Iranian archaeological site

Nooshijan is an archaeological site in the west of Iran near Malayer. According to excavations from the site, the area was not inhabited earlier than 800 BC. The discovered features of this Tappe are as follows:

- a building in the west of the Tappe (the first fire temple)
- a columned hall (Apadana)
- a central temple (the second temple)
- rooms and storerooms
- a tunnel
- a rampart

== Building in the west of Tappe ==
According to the plan of the discovered building and according to the archaeological and architectural investigations, the building was built before Apadana. The entrance of the building is in its eastern side like a central temple. It has two connected spaces.

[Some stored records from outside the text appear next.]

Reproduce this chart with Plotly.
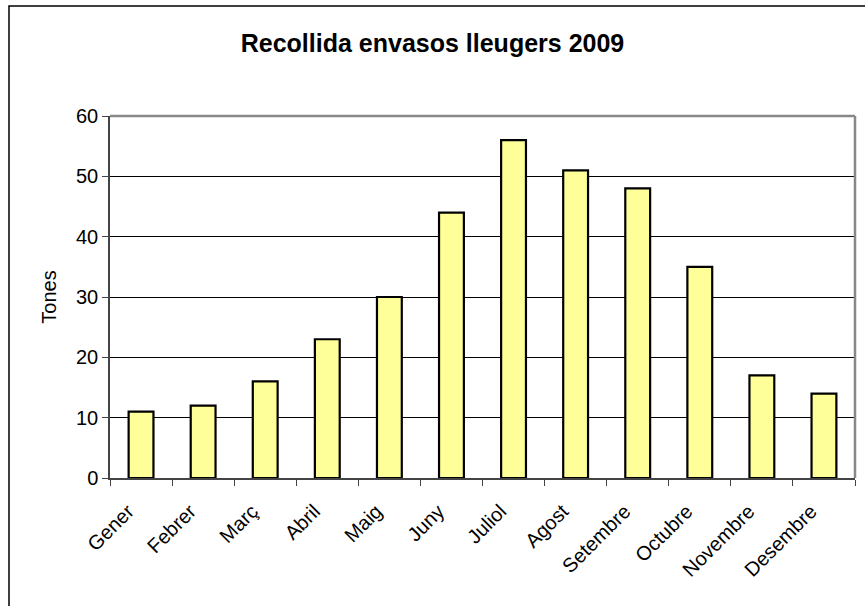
import plotly.graph_objects as go

months = ["Gener", "Febrer", "Març", "Abril", "Maig", "Juny", "Juliol",
          "Agost", "Setembre", "Octubre", "Novembre", "Desembre"]
tones = [11, 12, 16, 23, 30, 44, 56, 51, 48, 35, 17, 14]

L, R, T, B = 110, 10, 116, 128
W, H = 865, 606
pw, ph = W - L - R, H - T - B

fig = go.Figure()
fig.add_trace(go.Bar(
    x=months, y=tones, width=0.4,
    marker=dict(color="#FFFF99", line=dict(color="black", width=2.2)),
))

fig.update_layout(
    width=W, height=H,
    margin=dict(l=L, r=R, t=T, b=B, autoexpand=False),
    paper_bgcolor="white", plot_bgcolor="white",
    font=dict(family="Liberation Sans, Arial", size=20, color="black"),
    title=dict(text="<b>Recollida envasos lleugers 2009</b>",
               x=0.5, xanchor="center", y=1 - 43 / H, yanchor="middle",
               font=dict(size=25)),
    showlegend=False, bargap=0.6,
    xaxis=dict(showline=True, linecolor="#444", linewidth=1.5,
               ticks="outside", tickcolor="#444", ticklen=6,
               tickson="boundaries", tickangle=-45, automargin=False,
               ticklabelstandoff=12, ticklabelshift=-13,
               tickfont=dict(size=20), showgrid=False, mirror=False),
    yaxis=dict(range=[0, 60], dtick=10, showline=True, linecolor="#444",
               linewidth=1.5, ticks="outside", ticklen=6, tickcolor="#444",
               gridcolor="black", gridwidth=1, zeroline=False, automargin=False,
               title=dict(text="Tones", standoff=14, font=dict(size=20)),
               tickfont=dict(size=20)),
)

# plot area grey border (top, right)
fig.add_shape(type="line", xref="paper", yref="paper", x0=0, x1=1, y0=1, y1=1,
              line=dict(color="#888", width=2.5))
fig.add_shape(type="line", xref="paper", yref="paper", x0=1, x1=1, y0=0, y1=1,
              line=dict(color="#888", width=2.5))

# outer chart border
fig.add_shape(type="rect", xref="paper", yref="paper",
              x0=(9 - L) / pw, x1=(880 - L) / pw,
              y0=(H - B - 620) / ph, y1=(H - B - 6) / ph,
              line=dict(color="black", width=1.5), layer="below")

fig.write_html("out.html", config={"displayModeBar": False},
               post_script="document.body.style.margin='0';")
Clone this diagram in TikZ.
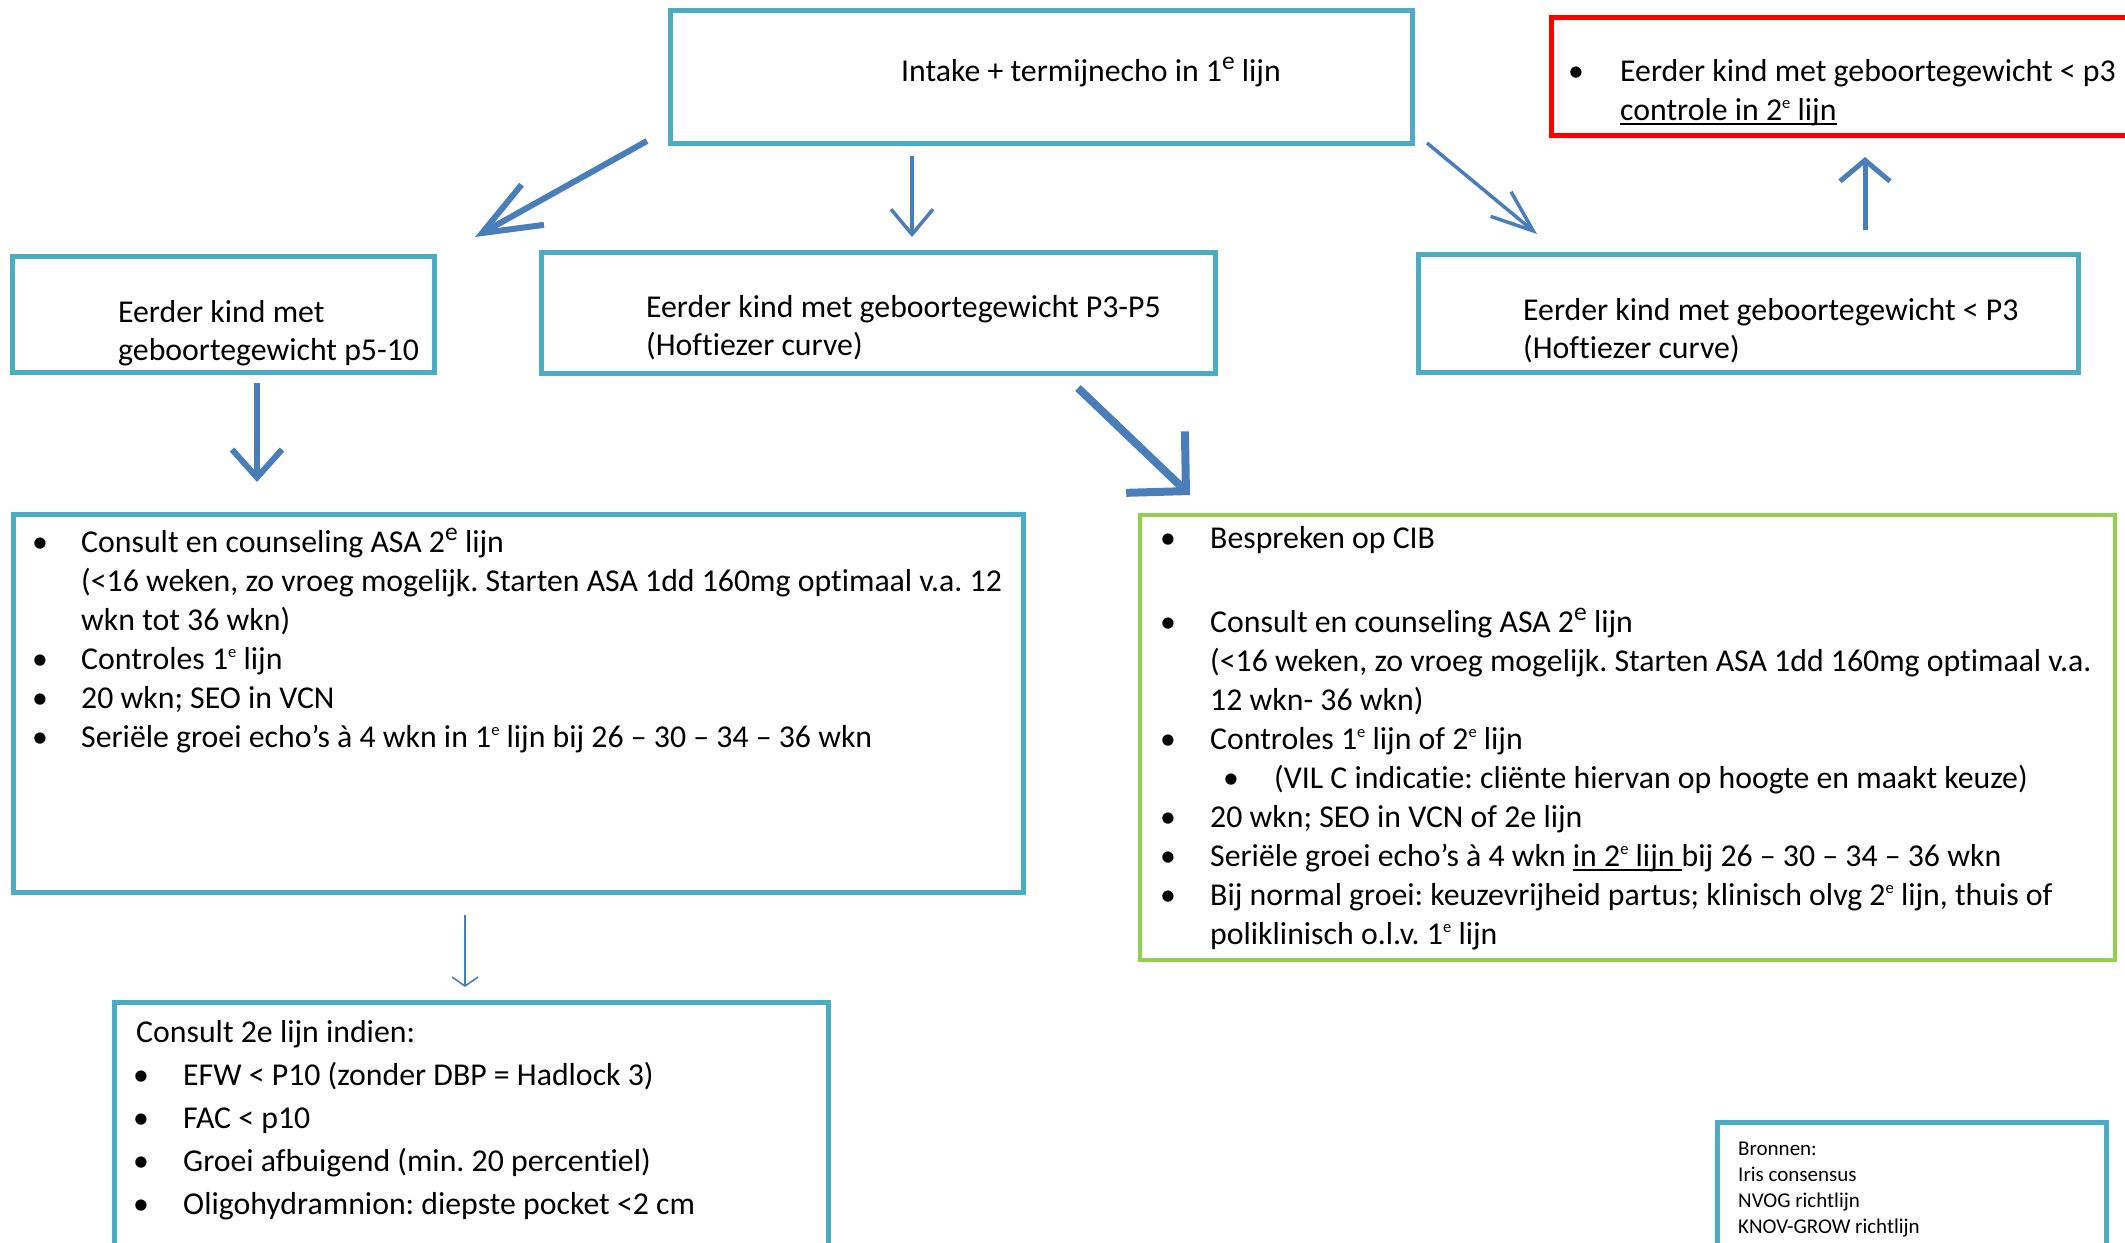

The inner space of the building is rectangular and its entrance is in the neighboring room. The rest of a coal bowl in the southern side of the main room proves, that the fire ceremony was carried out (secretly). It can be suggested that the first fire temple was in a covered space in Noushijan Tappe and the ceremony had a connection with the developing religious ceremony in the Median era. On the southern and western wall, there are ruins of two niches with egg-shaped vaults.

== Columned hall ==
The hall was built on an adobe platform. Its foundation is from loam mortar. The hall is 20 m long and 15 m wide. Its eastern side is not completely right-angled. The central space of Apadana has three column rows. Each row has four columns. The space has twelve columns that carried the weight of ceiling. The columns were wooden. Each column had a diameter of 25 cm. The eastern wall has two decorative niches; on the western side there are no decorations. Under the ceiling, there are windows that provide enough light for the space.

== Main temple ==
The main temple is an adobe semicircular octagon. This building is one of the most valuable median buildings.

== Room and storerooms ==
The second important building in Noushijan are the rooms and storerooms. The castle includes an enclosure wall, towers and four weapon storerooms. It is totally 25 m long and 22 m wide. The outer walls have 6 towers in the width and 7 towers in the length. The only entrance is in the middle of the eastern wall.

== Tunnel ==
In the northern part of Apadana, there is an artificial cellarlike pit that leads to a rock in the depth of 3 m. This pit has stairs. Its height is 170 cm and its width is 180 cm. According to its form, the tunnel has never reached the end and because of unknown reasons was abandoned as incomplete. The tunnel was built in the last phase of region's inhabitation.

== Rampart ==
In the southern and eastern part of the room and storerooms there is a rampart that encloses the buildings in the eastern part with a particular curve.